1 - Örneğin Super Bowl’dan bir gün önce daha fazla maddi katkı vermezlerse Rusya dahil kim saldırırsa saldırsın NATO’ya üye devletlere kendisi tekrar başkan olursa yardim etmeyeceğini deklare eden Trump, iki gün sonra kendi döneminde Venezuela’ya zaten diz çöktürmek üzere olduklarını ve başkan kalmış olsaydı Venezuela’nın tüm petrolüne çoktan el koymuş olacaklarını anlatıyordu.

2 - Lenin, V. I. 1912. “The Results and Significance of the U.S. Presidential Elections,” Pravda. No: 164; 9 Kasım. Az önce bahsettiğim Amerikan futbolu da böyledir.

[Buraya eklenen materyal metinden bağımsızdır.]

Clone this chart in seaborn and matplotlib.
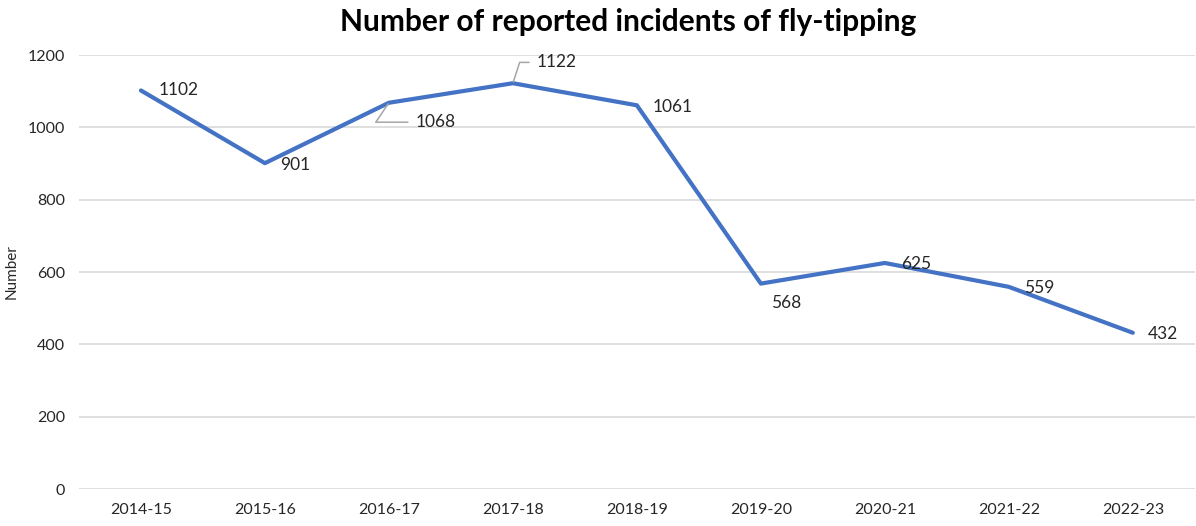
"""Fly-tipping incidents line chart."""

import matplotlib.pyplot as plt
import pandas as pd
import seaborn as sns

years = ['2014-15', '2015-16', '2016-17', '2017-18', '2018-19',
         '2019-20', '2020-21', '2021-22', '2022-23']
incidents = [1102, 901, 1068, 1122, 1061, 568, 625, 559, 432]

# label offsets in points (dx, dy); leader angle in degrees or None
label_offsets = [(13, 0), (11, -1), (19, -14), (17, 15), (11, -1),
                 (7, -14), (12, -1), (11, -1), (11, -1)]
leader_angles = [None, None, 56, 72, None, None, None, None, None]

df = pd.DataFrame({'Year': years, 'Number': incidents})

sns.set_theme(style='white')
plt.rcParams['font.family'] = ['Lato', 'DejaVu Sans']

fig = plt.figure(figsize=(11.96, 5.26), dpi=100)
ax = fig.add_axes([0.066, 0.0703, 0.933, 0.8251])

sns.lineplot(data=df, x='Year', y='Number', sort=False, ax=ax,
             color='#4472C4', linewidth=3)

ax.set_xlim(-0.5, len(years) - 0.5)
ax.set_ylim(0, 1200)
ax.set_yticks(range(0, 1201, 200))
ax.grid(axis='y', color='#d9d9d9', linewidth=1.2)
ax.set_axisbelow(True)
for s in ax.spines.values():
    s.set_visible(False)
ax.tick_params(axis='both', length=0, labelsize=11.5, colors='#262626', pad=10)
ax.set_xlabel('')
ax.set_ylabel('Number', fontsize=11, color='#262626')
ax.yaxis.set_label_coords(-0.054, 0.5)

for i, (v, (dx, dy), ang) in enumerate(zip(incidents, label_offsets, leader_angles)):
    props = None
    if ang is not None:
        props = dict(arrowstyle='-', color='#a6a6a6', lw=1.1,
                     connectionstyle=f'angle,angleA=0,angleB={ang},rad=0',
                     shrinkA=3, shrinkB=1)
    ax.annotate(str(v), xy=(i, v), xytext=(dx, dy), textcoords='offset points',
                ha='left', va='center', fontsize=12.5, color='#262626',
                arrowprops=props)

fig.suptitle('Number of reported incidents of fly-tipping', x=0.525, y=0.985,
             fontsize=21.5, fontweight='bold', color='black')

fig.savefig('out.png', dpi=100)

Düşman bölgeyi işgal ede ede ilerlemeye ve fethetmeye dayalı, topu elle taşımalarına rağmen adına “football” dedikleri bu oyun da kısaca iki takım arasındaki “görkemli ama anlamsız düellolar.” Tam bir Amerikan sporu.

3 - Dutt, Kruşçev ve SBKP 20. Kongresine oldukça mesafeli yaklaşınca eserleri sistematik bir yoksaymaya maruz kaldı.